ハロウィンが近づき、友人たちと仮装して出かける約束をしていた私は、残り10日しかない中で急いで準備を進めていました。


どうせなら本格的な仮装がしたい。

けれど何を着るかも決まらず、私は夜な夜なネットで衣装を探し続けていました。


結局、友人との話し合いの末、自分で衣装を加工して“ゾンビ”になることに決めました。


当時の私は明るく派手な髪色をしていたのですが、ゾンビの雰囲気に合うように暗い色のカツラが欲しくなり、できるだけ安く済ませようとネットでカツラを探しました。


そしてある中古ショップで「人毛」と記載された黒髪のカツラを見つけたのです。


値段は900円。人毛なのに格安ということもあり、私は迷わず購入しました。




──それが、すべての始まりでした。



カツラが届いたのは3日後のこと。


しかしその日から、私は体の異変を感じ始めました。

頭痛、吐き気、立っていられないほどの倦怠感。


病院では風邪と診断されたものの、症状は日に日に悪化し、ついには夜になると立ち上がることさえできなくなりました。
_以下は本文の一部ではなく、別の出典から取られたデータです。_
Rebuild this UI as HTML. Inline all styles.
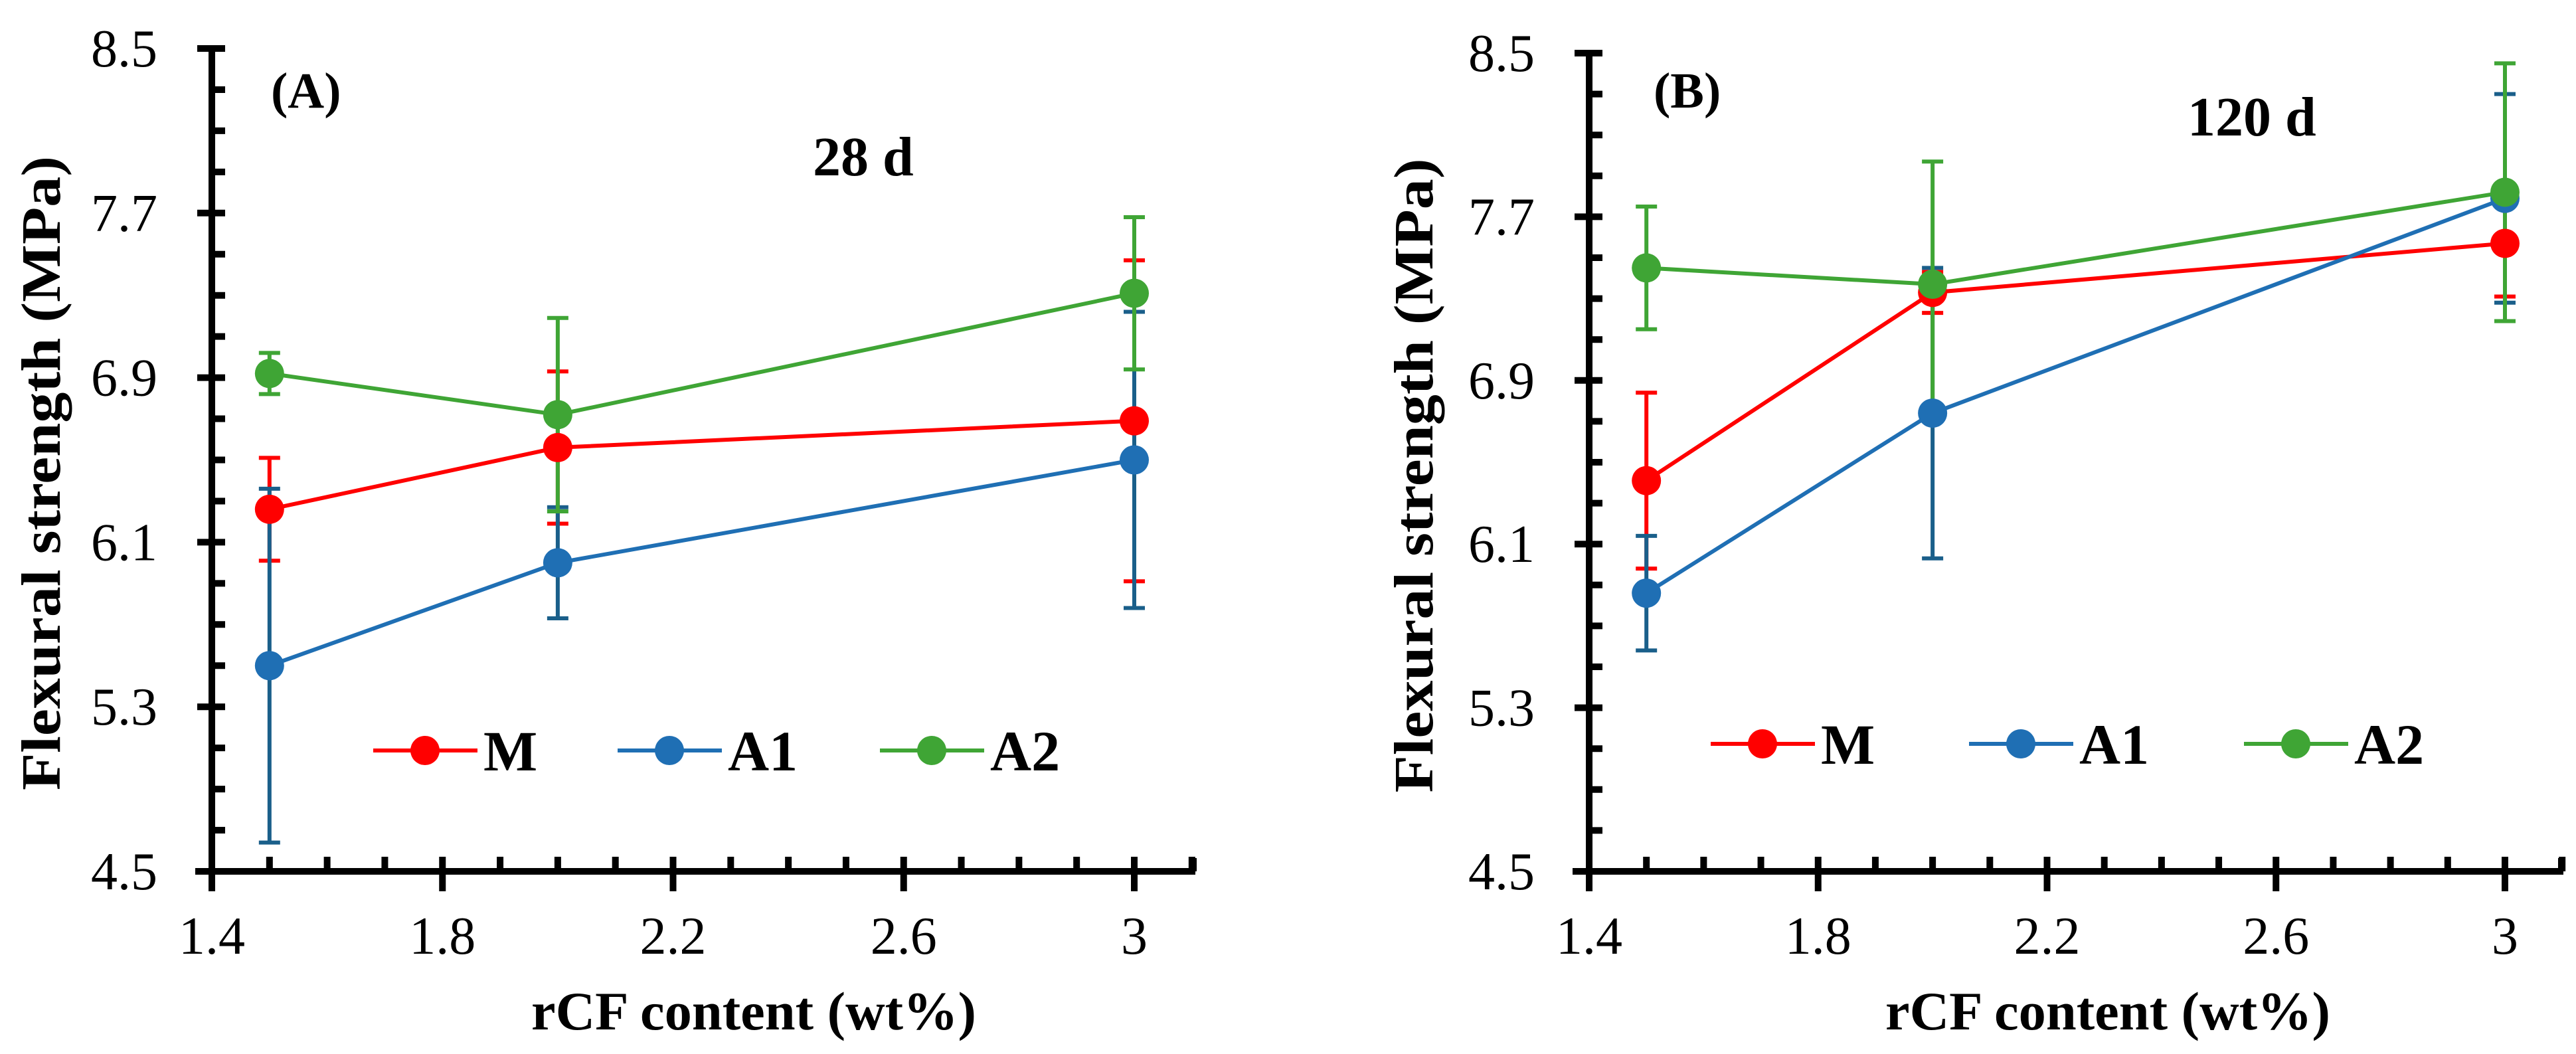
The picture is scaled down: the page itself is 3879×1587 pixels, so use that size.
<!DOCTYPE html>
<html><head><meta charset="utf-8"><style>
html,body{margin:0;padding:0;background:#fff}
svg{display:block}
text{font-family:"Liberation Serif",serif;fill:#000}
</style></head><body>
<svg id="chart" width="3879" height="1587" viewBox="0 0 3879 1587" xmlns="http://www.w3.org/2000/svg"></svg>
<script>
const xCategories = [1.5, 2.0, 3.0];
const seriesNames = ["M", "A1", "A2"];
const seriesColors = ["#ff0000", "#1f6fb4", "#3fa535"];
const errColors = ["#ff0000", "#1a5f8a", "#3fa535"];
// Panel A (28 d)
const aM = [6.26, 6.56, 6.69];
const aMerr = [0.25, 0.37, 0.78];
const aA1 = [5.50, 6.00, 6.50];
const aA1err = [0.86, 0.27, 0.72];
const aA2 = [6.92, 6.72, 7.31];
const aA2err = [0.10, 0.47, 0.37];
// Panel B (120 d)
const bM = [6.41, 7.33, 7.57];
const bMerr = [0.43, 0.10, 0.26];
const bA1 = [5.86, 6.74, 7.79];
const bA1err = [0.28, 0.71, 0.51];
const bA2 = [7.45, 7.37, 7.82];
const bA2err = [0.30, 0.60, 0.63];
const yTicks = [4.5, 5.3, 6.1, 6.9, 7.7, 8.5];
const xTicks = [1.4, 1.8, 2.2, 2.6, 3];

const svg = document.getElementById('chart');
const NS = 'http://www.w3.org/2000/svg';
function mk(tag, attrs, parent){
  const e = document.createElementNS(NS, tag);
  for (const k in attrs) e.setAttribute(k, attrs[k]);
  (parent||svg).appendChild(e);
  return e;
}

function panel(p){
  const g = mk('g', {});
  
  
  const sx = v => p.x0 + (v - 1.4) / 1.6 * (p.x1 - p.x0);
  const sy = v => p.y1 - (v - 4.5) / 4.0 * (p.y1 - p.y0);
  const ax = mk('g', {stroke:'#000', 'stroke-width':10, fill:'none'}, g);
  
  
  mk('line', {x1:p.x0, y1:p.y0-5, x2:p.x0, y2:p.y1+5}, ax);
  mk('line', {x1:p.x0-25, y1:p.y1, x2:p.xEnd, y2:p.y1}, ax);
  mk('line', {x1:p.xEnd-3, y1:p.y1, x2:p.xEnd-3, y2:p.y1-20}, ax);
  for (let v = 4.5; v <= 8.51; v += 0.2){
    const y = sy(v);
    const major = Math.abs(((v - 4.5) / 0.8) - Math.round((v - 4.5) / 0.8)) < 0.01;
    if (major) mk('line', {x1:p.x0-22, y1:y, x2:p.x0+20, y2:y}, ax);
    else mk('line', {x1:p.x0, y1:y, x2:p.x0+20, y2:y}, ax);
  }
  for (let v = 1.4; v <= 3.15; v += 0.1){
    const x = sx(v);
    const major = Math.abs(((v - 1.4) / 0.4) - Math.round((v - 1.4) / 0.4)) < 0.01 || Math.abs(v-3)<0.01;
    if (major) mk('line', {x1:x, y1:p.y1-22, x2:x, y2:p.y1+30}, ax);
    else mk('line', {x1:x, y1:p.y1-22, x2:x, y2:p.y1}, ax);
  }
  yTicks.forEach(v => {
    const t = mk('text', {x:p.x0-82, y:sy(v)+27, 'text-anchor':'end', 'font-size':80}, g);
    
    
    t.textContent = v.toFixed(1);
  });
  xTicks.forEach(v => {
    const t = mk('text', {x:sx(v), y:p.y1+124, 'text-anchor':'middle', 'font-size':80}, g);
    
    
    t.textContent = String(v);
  });
  const yt = mk('text', {x:0, y:0, 'text-anchor':'middle', 'font-size':84, 'font-weight':'bold', transform:`translate(${p.yTitleX},${(p.y0+p.y1)/2+20}) rotate(-90)`, textLength:955, lengthAdjust:'spacingAndGlyphs'}, g);
  
  
  yt.textContent = 'Flexural strength (MPa)';
  const xt = mk('text', {x:p.xTitleX, y:1550, 'text-anchor':'middle', 'font-size':82, 'font-weight':'bold', textLength:670, lengthAdjust:'spacingAndGlyphs'}, g);
  
  
  xt.textContent = 'rCF content (wt%)';
  const lb = mk('text', {x:p.labelX, y:p.labelY, 'font-size':76, 'font-weight':'bold'}, g);
  
  
  lb.textContent = p.label;
  const ag = mk('text', {x:p.ageX, y:p.ageY, 'font-size':84, 'font-weight':'bold'}, g);
  
  
  ag.textContent = p.age;
  p.series.forEach((s, i) => {
    const sg = mk('g', {}, g);
    
    
    const pts = xCategories.map((c, j) => sx(c) + ',' + sy(s.v[j])).join(' ');
    mk('polyline', {points:pts, fill:'none', stroke:seriesColors[i], 'stroke-width':6}, sg);
    xCategories.forEach((c, j) => {
      const x = sx(c), yt1 = sy(s.v[j] + s.e[j]), yb = sy(s.v[j] - s.e[j]);
      const eb = mk('path', {d:`M${x},${yt1}V${yb}M${x-16},${yt1}H${x+16}M${x-16},${yb}H${x+16}`, stroke:errColors[i], 'stroke-width':6, fill:'none'}, sg);
      
      
    });
  });
  p.series.forEach((s, i) => {
    xCategories.forEach((c, j) => {
      const m = mk('circle', {cx:sx(c), cy:sy(s.v[j]), r:22, fill:seriesColors[i]}, g);
      
      
    });
  });
  const lg = mk('g', {}, g);
  
  
  p.legend.forEach((lx, i) => {
    const e = mk('g', {}, lg);
    
    
    mk('line', {x1:lx, y1:p.legY, x2:lx+157, y2:p.legY, stroke:seriesColors[i], 'stroke-width':6}, e);
    mk('circle', {cx:lx+78, cy:p.legY, r:22, fill:seriesColors[i]}, e);
    const t = mk('text', {x:lx+166, y:p.legY+30, 'font-size':86, 'font-weight':'bold'}, e);
    t.textContent = seriesNames[i];
  });
}

panel({name:'panel-a', x0:319, x1:1708, xEnd:1800, y0:73, y1:1312, yTitleX:90, xTitleX:1135,
  label:'(A)', labelX:408, labelY:162, age:'28 d', ageX:1224, ageY:264,
  legend:[562, 930, 1325], legY:1130,
  series:[{v:aM,e:aMerr},{v:aA1,e:aA1err},{v:aA2,e:aA2err}]});
panel({name:'panel-b', x0:2393, x1:3772, xEnd:3860, y0:80, y1:1312, yTitleX:2157, xTitleX:3174,
  label:'(B)', labelX:2490, labelY:162, age:'120 d', ageX:3294, ageY:204,
  legend:[2576, 2965, 3379], legY:1120,
  series:[{v:bM,e:bMerr},{v:bA1,e:bA1err},{v:bA2,e:bA2err}]});
</script>
</body></html>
それでも無理やり横になり、眠りにつこうとした深夜2時過ぎ。


ふと目を覚ました私は、部屋の隅に“誰かが立っている”のが見えました。


闇の中に浮かぶその人影。

なぜか私は目をそらせず、金縛りにかかったように体が動かなくなっていました。


そこにいたのは、一人の女の人。

横顔しか見えませんでしたが、その存在は異様に“はっきり”と私の目に映っていたのです。


暗い視界の中で、彼女だけが妙に鮮明に見える。


目を閉じようとしても閉じられず、私はただ恐怖に飲み込まれていきました。


そして──


女が、こちらを向いたのです。


目が合った瞬間、彼女が何かを手に持っていることに気づきました。

それは、あの人毛のカツラだったのです。


「え……?」


思考が追いつく間もなく、女がするすると私の顔のすぐ前まで近づいてきて、


「これは、私のだよ」


と、低く、けれどはっきりと囁いたのです。


次の瞬間、私は意識を失いました。


朝、目が覚めたときには全身が汗で濡れていて、全てが悪夢だったのかとすら思いました。
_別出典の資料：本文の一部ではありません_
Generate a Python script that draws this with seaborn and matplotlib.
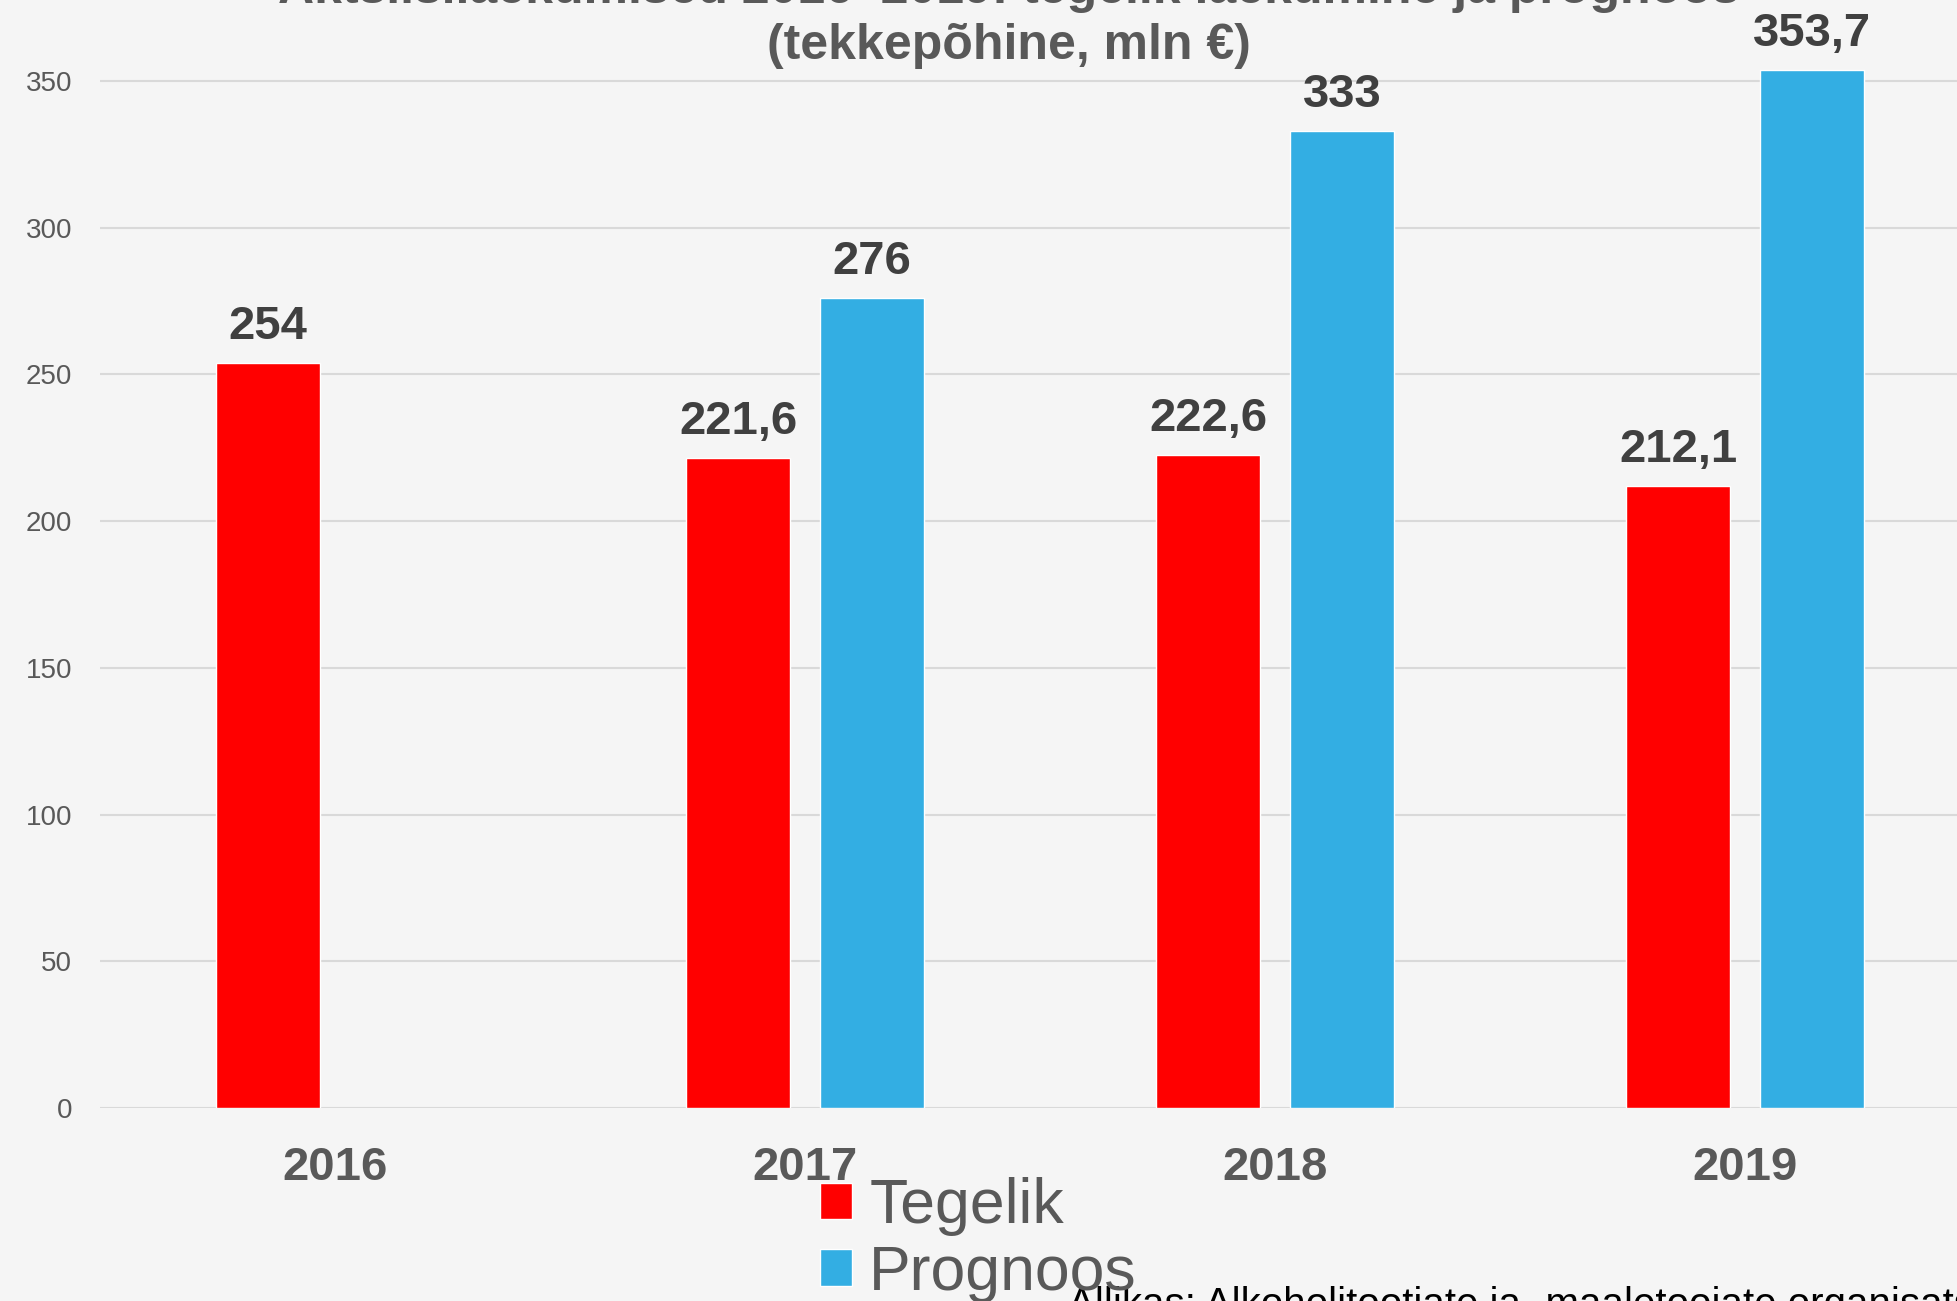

けれど──ベッドの脇には、あのカツラが落ちていたのです。


震える手でそれを拾い、私はすぐにお祓いをしてくれる神社を訪ねました。


神職の方はカツラを見てすぐに言いました。


「これは……強い怨念が宿っています。すぐに手放してください」


私はその場で処分をお願いしました。


それ以来、体調は嘘のように回復し、あの女の影を見ることもなくなりました。


──あの髪の毛は、おそらくあの女性のものだったのでしょう。


彼女がどんな経緯で髪を失い、それが商品として流通したのか、私には知るすべもありません。
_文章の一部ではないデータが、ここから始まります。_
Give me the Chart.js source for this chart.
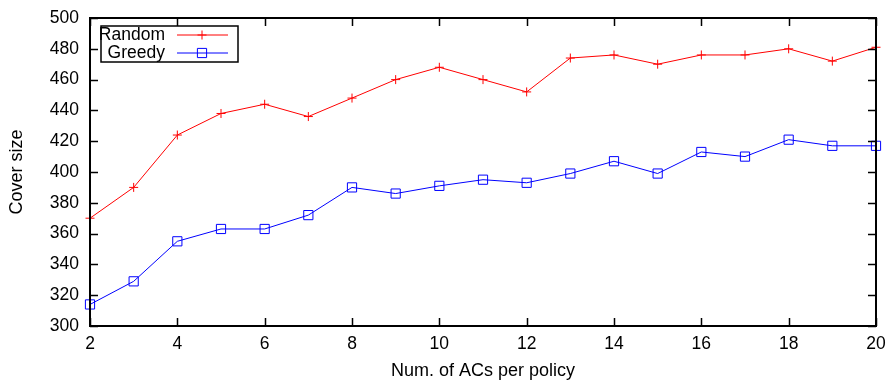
<!DOCTYPE html>
<html>
<head>
<meta charset="utf-8">
<script src="https://cdn.jsdelivr.net/npm/chart.js@4/dist/chart.umd.min.js"></script>
<style>
  html, body { margin: 0; padding: 0; background: #fff; }
</style>
</head>
<body>
<canvas id="coverChart" width="890" height="381"></canvas>
<script>
// number of ACs per policy (x) and resulting cover size for each method
const acsPerPolicy = [2, 3, 4, 5, 6, 7, 8, 9, 10, 11, 12, 13, 14, 15, 16, 17, 18, 19, 20];
const randomCover = [370, 390, 424, 438, 444, 436, 448, 460, 468, 460, 452, 474, 476, 470, 476, 476, 480, 472, 481];
const greedyCover = [314, 329, 355, 363, 363, 372, 390, 386, 391, 395, 393, 399, 407, 399, 413, 410, 421, 417, 417];

const xTickValues = [2, 4, 6, 8, 10, 12, 14, 16, 18, 20];
const yTickValues = [300, 320, 340, 360, 380, 400, 420, 440, 460, 480, 500];

const FONT = "'Liberation Sans', Arial, Helvetica, sans-serif";

const toPoints = ys => acsPerPolicy.map((x, i) => ({ x: x, y: ys[i] }));

const series = [
    { label: 'Random', color: '#ff0000', style: 'cross', radius: 4.5, data: randomCover },
    { label: 'Greedy', color: '#0000ff', style: 'rect', radius: 6.5, data: greedyCover }
];

// small marker helper, used for the legend samples
function drawMarker(ctx, style, x, y, r, color) {
    ctx.save();
    ctx.strokeStyle = color;
    ctx.lineWidth = 1;
    ctx.beginPath();
    if (style === 'cross') {
        ctx.moveTo(x - r, y); ctx.lineTo(x + r, y);
        ctx.moveTo(x, y - r); ctx.lineTo(x, y + r);
    } else {
        const s = Math.SQRT1_2 * r;
        ctx.rect(x - s, y - s, 2 * s, 2 * s);
    }
    ctx.stroke();
    ctx.restore();
}

// gnuplot-like frame: border box, inward ticks on all sides, boxed legend
const framePlugin = {
    id: 'gnuplotFrame',
    afterDraw(chart) {
        const { ctx, chartArea: a, scales } = chart;
        const tick = 8;
        ctx.save();
        ctx.strokeStyle = '#000';
        ctx.lineWidth = 1.5;
        ctx.beginPath();
        xTickValues.forEach(v => {
            const px = Math.round(scales.x.getPixelForValue(v)) + 0.5;
            ctx.moveTo(px, a.bottom); ctx.lineTo(px, a.bottom - tick);
            ctx.moveTo(px, a.top); ctx.lineTo(px, a.top + tick);
        });
        yTickValues.forEach(v => {
            const py = Math.round(scales.y.getPixelForValue(v)) + 0.5;
            ctx.moveTo(a.left, py); ctx.lineTo(a.left + tick, py);
            ctx.moveTo(a.right, py); ctx.lineTo(a.right - tick, py);
        });
        ctx.stroke();
        ctx.lineWidth = 2;
        ctx.strokeRect(a.left, a.top, a.right - a.left, a.bottom - a.top);

        // legend
        const lx = a.left + 11, ly = a.top + 8;
        ctx.lineWidth = 1.5;
        ctx.strokeRect(lx, ly, 137, 36);
        ctx.font = '17.5px ' + FONT;
        ctx.fillStyle = '#000';
        ctx.textAlign = 'right';
        ctx.textBaseline = 'middle';
        series.forEach((s, i) => {
            const cy = ly + 9 + i * 18;
            ctx.fillText(s.label, lx + 64, cy);
            ctx.strokeStyle = s.color;
            ctx.lineWidth = 1;
            ctx.beginPath();
            ctx.moveTo(lx + 76, cy); ctx.lineTo(lx + 127, cy);
            ctx.stroke();
            drawMarker(ctx, s.style, lx + 101, cy, s.radius, s.color);
        });
        ctx.restore();
    }
};

new Chart(document.getElementById('coverChart'), {
    type: 'line',
    data: {
        datasets: series.map(s => ({
            label: s.label,
            data: toPoints(s.data),
            borderColor: s.color,
            backgroundColor: s.color,
            borderWidth: 1,
            pointStyle: s.style,
            pointRadius: s.radius,
            pointBorderColor: s.color,
            pointBackgroundColor: 'rgba(0,0,0,0)',
            pointBorderWidth: 1,
            tension: 0,
            fill: false,
            clip: false
        }))
    },
    options: {
        responsive: false,
        animation: false,
        layout: { padding: { top: 18, right: 14, left: 0, bottom: 0 } },
        scales: {
            x: {
                type: 'linear',
                min: 2,
                max: 20,
                grid: { display: false, drawTicks: false },
                border: { display: false },
                afterBuildTicks: scale => { scale.ticks = xTickValues.map(v => ({ value: v })); },
                afterFit: scale => {
                    scale.height = 55;
                    scale.paddingLeft = 0;
                    scale.paddingRight = 0;
                },
                ticks: { color: '#000', font: { family: FONT, size: 17.5 }, padding: 8, maxRotation: 0 },
                title: {
                    display: true,
                    text: 'Num. of ACs per policy',
                    color: '#000',
                    font: { family: FONT, size: 18 },
                    padding: { bottom: -1 }
                }
            },
            y: {
                min: 300,
                max: 500,
                grid: { display: false, drawTicks: false },
                border: { display: false },
                afterBuildTicks: scale => { scale.ticks = yTickValues.map(v => ({ value: v })); },
                afterFit: scale => {
                    scale.width = 90;
                    scale.paddingTop = 0;
                    scale.paddingBottom = 0;
                },
                ticks: { color: '#000', font: { family: FONT, size: 17.5 }, padding: 11 },
                title: {
                    display: true,
                    text: 'Cover size',
                    color: '#000',
                    font: { family: FONT, size: 18 },
                    padding: { top: 6 }
                }
            }
        },
        plugins: {
            legend: { display: false },
            tooltip: { enabled: false }
        }
    },
    plugins: [framePlugin]
});
</script>
</body>
</html>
けれど、あれが“自分の意志”で提供されたものだとはどうしても思えなかったのです。


今もあのショップでは中古の人毛カツラが販売され続けています。

見た目は普通の品でも、そこに宿るものまでは誰にも分かりません。


どうか、皆さんも気をつけてください。


人の“髪”には、想いが宿ることがあるのです。